YOUR TASK:
Starting at the line that contains "Recreate this image" and stopping at the line that contains "0.048, 0.054, 0.1056, 0.038, 0.087, 0.042, 0.015]", copy every line exactly, both ends included, without the pictures.

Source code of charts
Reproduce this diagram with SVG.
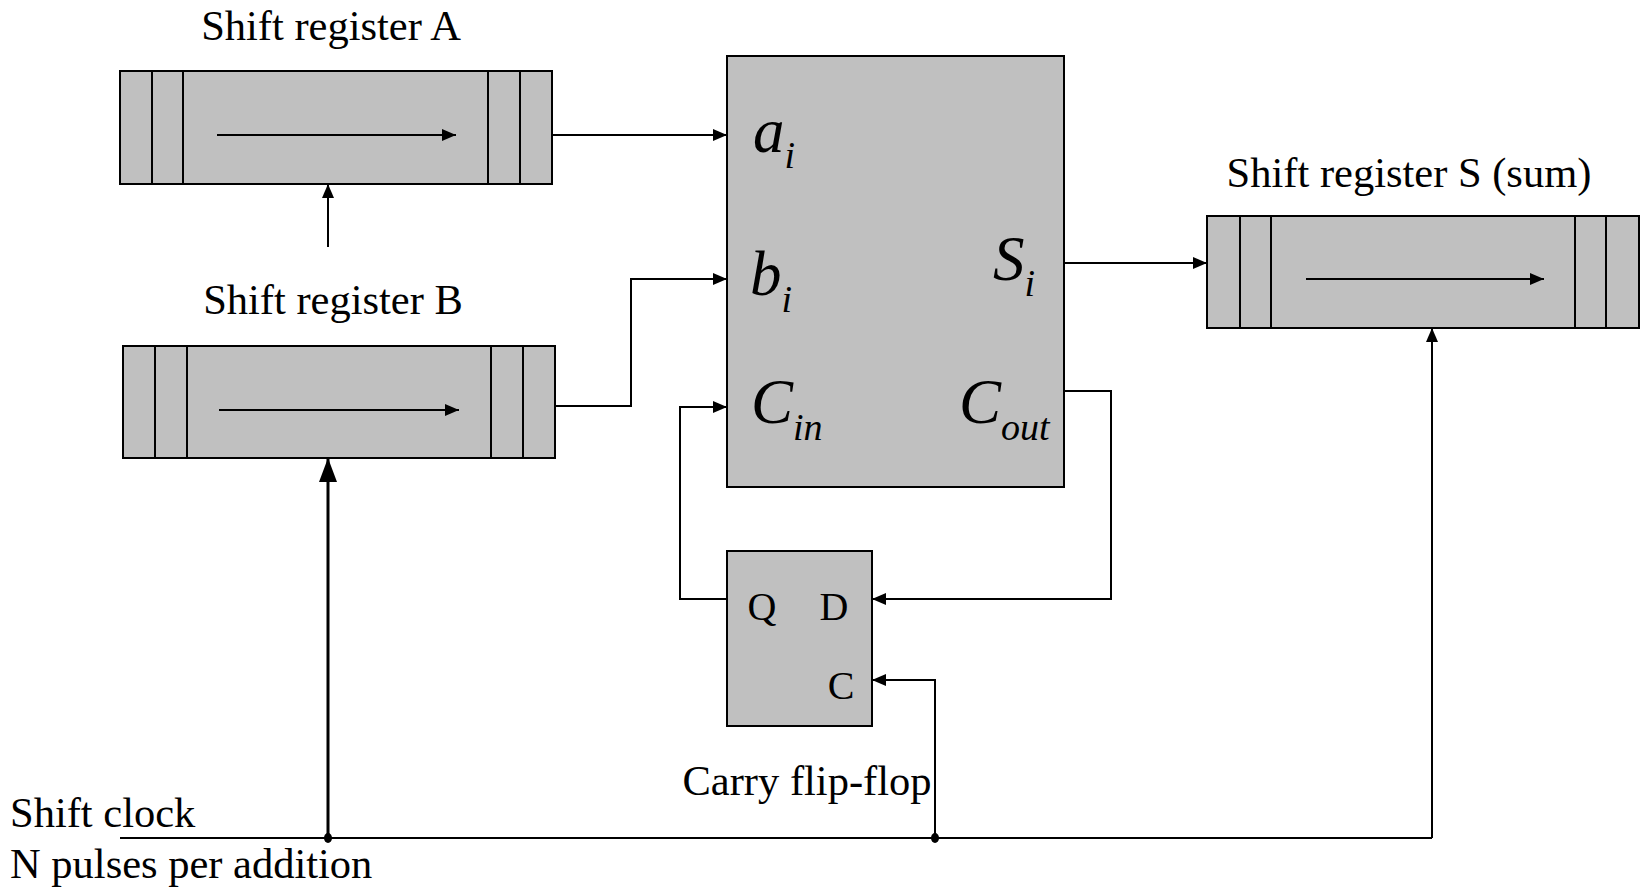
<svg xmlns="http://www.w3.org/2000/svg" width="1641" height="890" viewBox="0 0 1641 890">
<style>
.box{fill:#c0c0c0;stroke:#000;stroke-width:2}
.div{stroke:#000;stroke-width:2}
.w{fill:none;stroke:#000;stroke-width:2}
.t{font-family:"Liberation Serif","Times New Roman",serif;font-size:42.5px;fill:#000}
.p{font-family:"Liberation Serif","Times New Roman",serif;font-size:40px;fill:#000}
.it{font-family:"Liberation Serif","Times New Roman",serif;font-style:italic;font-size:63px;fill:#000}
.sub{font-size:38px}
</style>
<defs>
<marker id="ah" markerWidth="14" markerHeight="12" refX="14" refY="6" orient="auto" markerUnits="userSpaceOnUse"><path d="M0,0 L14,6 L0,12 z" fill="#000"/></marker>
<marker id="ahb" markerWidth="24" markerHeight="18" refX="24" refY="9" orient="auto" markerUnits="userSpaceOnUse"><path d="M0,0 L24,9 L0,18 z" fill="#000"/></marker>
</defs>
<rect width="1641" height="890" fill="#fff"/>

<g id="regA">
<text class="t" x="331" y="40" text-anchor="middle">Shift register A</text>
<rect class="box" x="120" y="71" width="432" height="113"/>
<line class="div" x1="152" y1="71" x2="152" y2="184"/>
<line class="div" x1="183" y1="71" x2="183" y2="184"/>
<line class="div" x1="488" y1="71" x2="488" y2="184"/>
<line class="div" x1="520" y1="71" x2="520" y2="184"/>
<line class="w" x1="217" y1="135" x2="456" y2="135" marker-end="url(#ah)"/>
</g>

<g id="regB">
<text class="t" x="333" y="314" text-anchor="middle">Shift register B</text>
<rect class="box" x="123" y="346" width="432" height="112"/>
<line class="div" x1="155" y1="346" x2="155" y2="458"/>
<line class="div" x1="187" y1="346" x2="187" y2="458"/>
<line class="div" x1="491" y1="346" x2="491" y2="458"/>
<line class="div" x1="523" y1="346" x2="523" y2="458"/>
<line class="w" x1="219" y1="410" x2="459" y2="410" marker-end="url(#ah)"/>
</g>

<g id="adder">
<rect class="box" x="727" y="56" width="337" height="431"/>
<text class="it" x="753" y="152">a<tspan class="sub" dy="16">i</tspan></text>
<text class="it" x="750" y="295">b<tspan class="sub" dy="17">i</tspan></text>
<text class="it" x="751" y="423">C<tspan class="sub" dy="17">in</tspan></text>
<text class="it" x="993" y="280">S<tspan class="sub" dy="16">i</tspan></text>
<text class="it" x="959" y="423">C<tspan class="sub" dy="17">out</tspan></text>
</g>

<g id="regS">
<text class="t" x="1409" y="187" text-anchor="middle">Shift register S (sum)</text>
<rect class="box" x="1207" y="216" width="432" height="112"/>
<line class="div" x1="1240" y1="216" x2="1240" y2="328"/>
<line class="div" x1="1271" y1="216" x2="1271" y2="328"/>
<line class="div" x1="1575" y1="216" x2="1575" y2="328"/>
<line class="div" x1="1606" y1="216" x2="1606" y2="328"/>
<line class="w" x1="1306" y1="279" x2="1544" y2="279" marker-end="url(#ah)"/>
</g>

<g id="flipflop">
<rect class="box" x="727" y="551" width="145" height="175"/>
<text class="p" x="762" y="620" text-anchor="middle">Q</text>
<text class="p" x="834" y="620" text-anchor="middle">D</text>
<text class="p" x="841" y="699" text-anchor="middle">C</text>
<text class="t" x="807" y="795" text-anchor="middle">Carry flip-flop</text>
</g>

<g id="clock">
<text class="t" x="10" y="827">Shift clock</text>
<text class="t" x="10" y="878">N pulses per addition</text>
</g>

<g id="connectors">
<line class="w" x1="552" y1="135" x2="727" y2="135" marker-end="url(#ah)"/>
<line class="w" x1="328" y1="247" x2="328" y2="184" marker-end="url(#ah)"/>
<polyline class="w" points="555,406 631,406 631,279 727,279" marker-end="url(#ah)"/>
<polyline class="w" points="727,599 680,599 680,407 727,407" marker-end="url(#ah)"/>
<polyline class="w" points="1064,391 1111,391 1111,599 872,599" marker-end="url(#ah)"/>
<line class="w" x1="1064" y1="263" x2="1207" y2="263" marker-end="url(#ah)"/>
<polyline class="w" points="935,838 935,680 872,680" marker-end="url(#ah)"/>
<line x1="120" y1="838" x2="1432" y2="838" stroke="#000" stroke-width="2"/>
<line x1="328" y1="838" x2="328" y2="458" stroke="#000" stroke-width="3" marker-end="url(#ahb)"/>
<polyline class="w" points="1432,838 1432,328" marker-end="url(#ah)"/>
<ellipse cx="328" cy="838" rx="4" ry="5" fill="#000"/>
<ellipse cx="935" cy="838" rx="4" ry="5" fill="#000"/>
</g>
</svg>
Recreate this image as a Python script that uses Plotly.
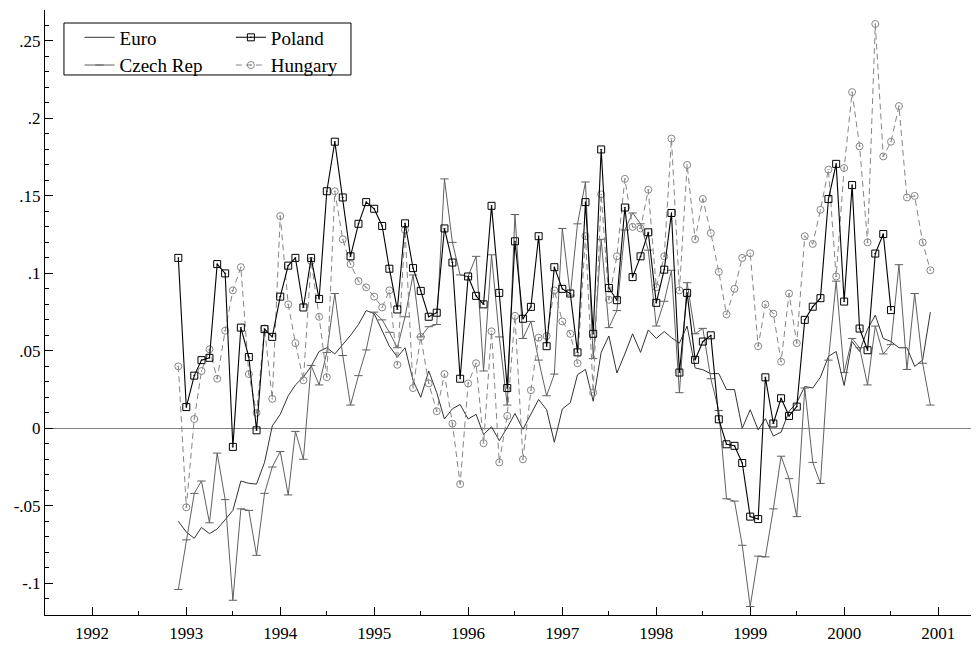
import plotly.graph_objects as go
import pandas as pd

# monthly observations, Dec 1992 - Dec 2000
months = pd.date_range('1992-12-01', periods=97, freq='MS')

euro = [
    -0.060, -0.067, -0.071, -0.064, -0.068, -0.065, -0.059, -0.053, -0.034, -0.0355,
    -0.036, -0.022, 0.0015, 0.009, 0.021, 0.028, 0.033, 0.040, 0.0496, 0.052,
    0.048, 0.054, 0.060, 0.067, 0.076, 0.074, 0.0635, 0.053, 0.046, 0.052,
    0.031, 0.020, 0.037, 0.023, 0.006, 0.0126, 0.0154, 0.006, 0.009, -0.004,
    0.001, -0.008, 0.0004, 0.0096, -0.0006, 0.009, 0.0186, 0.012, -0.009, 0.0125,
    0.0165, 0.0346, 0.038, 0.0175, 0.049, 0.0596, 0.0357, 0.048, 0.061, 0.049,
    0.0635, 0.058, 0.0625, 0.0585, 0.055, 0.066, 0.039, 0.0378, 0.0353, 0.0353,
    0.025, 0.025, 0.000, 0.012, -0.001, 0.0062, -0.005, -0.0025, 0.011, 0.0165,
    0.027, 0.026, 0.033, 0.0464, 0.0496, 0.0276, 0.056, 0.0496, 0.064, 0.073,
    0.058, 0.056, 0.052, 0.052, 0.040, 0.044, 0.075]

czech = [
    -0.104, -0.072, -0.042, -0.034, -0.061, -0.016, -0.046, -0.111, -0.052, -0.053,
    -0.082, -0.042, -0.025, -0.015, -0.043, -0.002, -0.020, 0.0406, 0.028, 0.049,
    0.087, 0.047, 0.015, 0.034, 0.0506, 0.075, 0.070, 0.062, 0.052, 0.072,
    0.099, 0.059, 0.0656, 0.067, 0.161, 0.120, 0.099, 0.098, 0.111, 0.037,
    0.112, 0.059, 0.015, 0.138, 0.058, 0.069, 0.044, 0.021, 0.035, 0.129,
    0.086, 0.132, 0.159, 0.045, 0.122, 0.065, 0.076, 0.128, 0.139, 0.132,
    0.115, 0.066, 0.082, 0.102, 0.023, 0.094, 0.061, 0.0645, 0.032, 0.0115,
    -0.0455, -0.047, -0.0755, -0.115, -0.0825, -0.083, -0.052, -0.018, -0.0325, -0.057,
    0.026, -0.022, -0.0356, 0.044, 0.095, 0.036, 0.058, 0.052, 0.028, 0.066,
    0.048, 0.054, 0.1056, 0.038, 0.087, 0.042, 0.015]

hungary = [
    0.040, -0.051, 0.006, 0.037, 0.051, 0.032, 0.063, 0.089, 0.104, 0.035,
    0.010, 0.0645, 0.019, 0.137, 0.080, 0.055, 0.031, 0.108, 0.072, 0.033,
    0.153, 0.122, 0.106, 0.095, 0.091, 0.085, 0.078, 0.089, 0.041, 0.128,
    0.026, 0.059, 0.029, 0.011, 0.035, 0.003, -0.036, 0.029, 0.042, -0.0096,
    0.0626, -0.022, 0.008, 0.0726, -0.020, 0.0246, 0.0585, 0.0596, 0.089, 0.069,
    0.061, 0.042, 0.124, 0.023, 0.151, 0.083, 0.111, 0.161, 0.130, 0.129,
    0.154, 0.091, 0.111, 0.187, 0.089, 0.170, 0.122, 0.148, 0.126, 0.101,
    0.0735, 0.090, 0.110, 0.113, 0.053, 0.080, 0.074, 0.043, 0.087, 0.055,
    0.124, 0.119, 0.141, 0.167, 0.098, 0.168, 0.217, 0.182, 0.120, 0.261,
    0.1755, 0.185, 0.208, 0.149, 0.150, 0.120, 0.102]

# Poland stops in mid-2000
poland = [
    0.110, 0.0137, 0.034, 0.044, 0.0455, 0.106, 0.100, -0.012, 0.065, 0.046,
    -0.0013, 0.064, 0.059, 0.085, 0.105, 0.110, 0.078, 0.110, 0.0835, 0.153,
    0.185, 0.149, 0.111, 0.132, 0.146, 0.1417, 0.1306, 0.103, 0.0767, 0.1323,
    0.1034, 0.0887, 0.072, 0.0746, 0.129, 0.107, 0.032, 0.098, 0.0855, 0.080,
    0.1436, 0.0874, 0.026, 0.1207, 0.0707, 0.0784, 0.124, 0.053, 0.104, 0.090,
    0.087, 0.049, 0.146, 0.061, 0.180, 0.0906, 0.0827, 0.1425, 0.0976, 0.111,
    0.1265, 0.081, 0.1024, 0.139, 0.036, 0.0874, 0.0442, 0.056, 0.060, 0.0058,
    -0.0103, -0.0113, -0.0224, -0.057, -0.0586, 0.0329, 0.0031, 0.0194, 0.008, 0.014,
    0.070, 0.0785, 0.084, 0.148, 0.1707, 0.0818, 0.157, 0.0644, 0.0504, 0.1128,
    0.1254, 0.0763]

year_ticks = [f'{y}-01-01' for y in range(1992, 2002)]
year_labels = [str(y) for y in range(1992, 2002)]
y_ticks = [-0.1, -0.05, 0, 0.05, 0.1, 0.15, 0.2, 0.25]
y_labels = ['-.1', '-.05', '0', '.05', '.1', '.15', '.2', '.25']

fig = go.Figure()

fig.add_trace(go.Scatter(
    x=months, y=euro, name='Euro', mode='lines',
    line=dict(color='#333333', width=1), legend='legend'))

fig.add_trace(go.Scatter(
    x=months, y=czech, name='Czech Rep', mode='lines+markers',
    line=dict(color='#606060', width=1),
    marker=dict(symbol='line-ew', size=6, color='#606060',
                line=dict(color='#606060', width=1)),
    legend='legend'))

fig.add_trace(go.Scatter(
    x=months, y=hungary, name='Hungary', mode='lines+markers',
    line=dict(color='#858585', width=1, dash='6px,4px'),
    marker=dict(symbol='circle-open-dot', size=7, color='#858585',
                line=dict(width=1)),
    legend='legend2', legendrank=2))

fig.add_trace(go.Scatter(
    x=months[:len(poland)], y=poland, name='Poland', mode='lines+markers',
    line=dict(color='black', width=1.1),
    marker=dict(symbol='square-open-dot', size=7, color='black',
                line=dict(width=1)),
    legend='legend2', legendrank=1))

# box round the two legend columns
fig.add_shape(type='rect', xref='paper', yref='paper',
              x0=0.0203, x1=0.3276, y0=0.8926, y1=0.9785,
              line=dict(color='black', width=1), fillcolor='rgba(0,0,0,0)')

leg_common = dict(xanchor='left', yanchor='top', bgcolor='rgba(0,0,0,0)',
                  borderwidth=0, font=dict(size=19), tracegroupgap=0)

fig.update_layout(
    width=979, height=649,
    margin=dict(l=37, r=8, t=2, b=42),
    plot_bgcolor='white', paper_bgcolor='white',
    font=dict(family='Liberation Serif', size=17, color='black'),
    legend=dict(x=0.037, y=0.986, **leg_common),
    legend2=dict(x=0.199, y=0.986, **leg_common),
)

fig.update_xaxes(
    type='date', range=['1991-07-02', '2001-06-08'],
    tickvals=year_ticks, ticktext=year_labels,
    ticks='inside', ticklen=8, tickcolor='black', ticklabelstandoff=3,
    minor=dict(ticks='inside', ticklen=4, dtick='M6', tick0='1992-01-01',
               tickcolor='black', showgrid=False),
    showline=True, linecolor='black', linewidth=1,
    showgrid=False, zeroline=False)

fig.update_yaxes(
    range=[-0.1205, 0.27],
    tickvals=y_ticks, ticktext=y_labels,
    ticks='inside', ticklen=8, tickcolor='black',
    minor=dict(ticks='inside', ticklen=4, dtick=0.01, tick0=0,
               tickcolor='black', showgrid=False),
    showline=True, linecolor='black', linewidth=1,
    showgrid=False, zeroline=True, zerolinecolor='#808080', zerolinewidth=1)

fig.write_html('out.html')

RESPONSE:
Recreate this image as a Python script that uses Plotly.
import plotly.graph_objects as go
import pandas as pd

# monthly observations, Dec 1992 - Dec 2000
months = pd.date_range('1992-12-01', periods=97, freq='MS')

euro = [
    -0.060, -0.067, -0.071, -0.064, -0.068, -0.065, -0.059, -0.053, -0.034, -0.0355,
    -0.036, -0.022, 0.0015, 0.009, 0.021, 0.028, 0.033, 0.040, 0.0496, 0.052,
    0.048, 0.054, 0.060, 0.067, 0.076, 0.074, 0.0635, 0.053, 0.046, 0.052,
    0.031, 0.020, 0.037, 0.023, 0.006, 0.0126, 0.0154, 0.006, 0.009, -0.004,
    0.001, -0.008, 0.0004, 0.0096, -0.0006, 0.009, 0.0186, 0.012, -0.009, 0.0125,
    0.0165, 0.0346, 0.038, 0.0175, 0.049, 0.0596, 0.0357, 0.048, 0.061, 0.049,
    0.0635, 0.058, 0.0625, 0.0585, 0.055, 0.066, 0.039, 0.0378, 0.0353, 0.0353,
    0.025, 0.025, 0.000, 0.012, -0.001, 0.0062, -0.005, -0.0025, 0.011, 0.0165,
    0.027, 0.026, 0.033, 0.0464, 0.0496, 0.0276, 0.056, 0.0496, 0.064, 0.073,
    0.058, 0.056, 0.052, 0.052, 0.040, 0.044, 0.075]

czech = [
    -0.104, -0.072, -0.042, -0.034, -0.061, -0.016, -0.046, -0.111, -0.052, -0.053,
    -0.082, -0.042, -0.025, -0.015, -0.043, -0.002, -0.020, 0.0406, 0.028, 0.049,
    0.087, 0.047, 0.015, 0.034, 0.0506, 0.075, 0.070, 0.062, 0.052, 0.072,
    0.099, 0.059, 0.0656, 0.067, 0.161, 0.120, 0.099, 0.098, 0.111, 0.037,
    0.112, 0.059, 0.015, 0.138, 0.058, 0.069, 0.044, 0.021, 0.035, 0.129,
    0.086, 0.132, 0.159, 0.045, 0.122, 0.065, 0.076, 0.128, 0.139, 0.132,
    0.115, 0.066, 0.082, 0.102, 0.023, 0.094, 0.061, 0.0645, 0.032, 0.0115,
    -0.0455, -0.047, -0.0755, -0.115, -0.0825, -0.083, -0.052, -0.018, -0.0325, -0.057,
    0.026, -0.022, -0.0356, 0.044, 0.095, 0.036, 0.058, 0.052, 0.028, 0.066,
    0.048, 0.054, 0.1056, 0.038, 0.087, 0.042, 0.015]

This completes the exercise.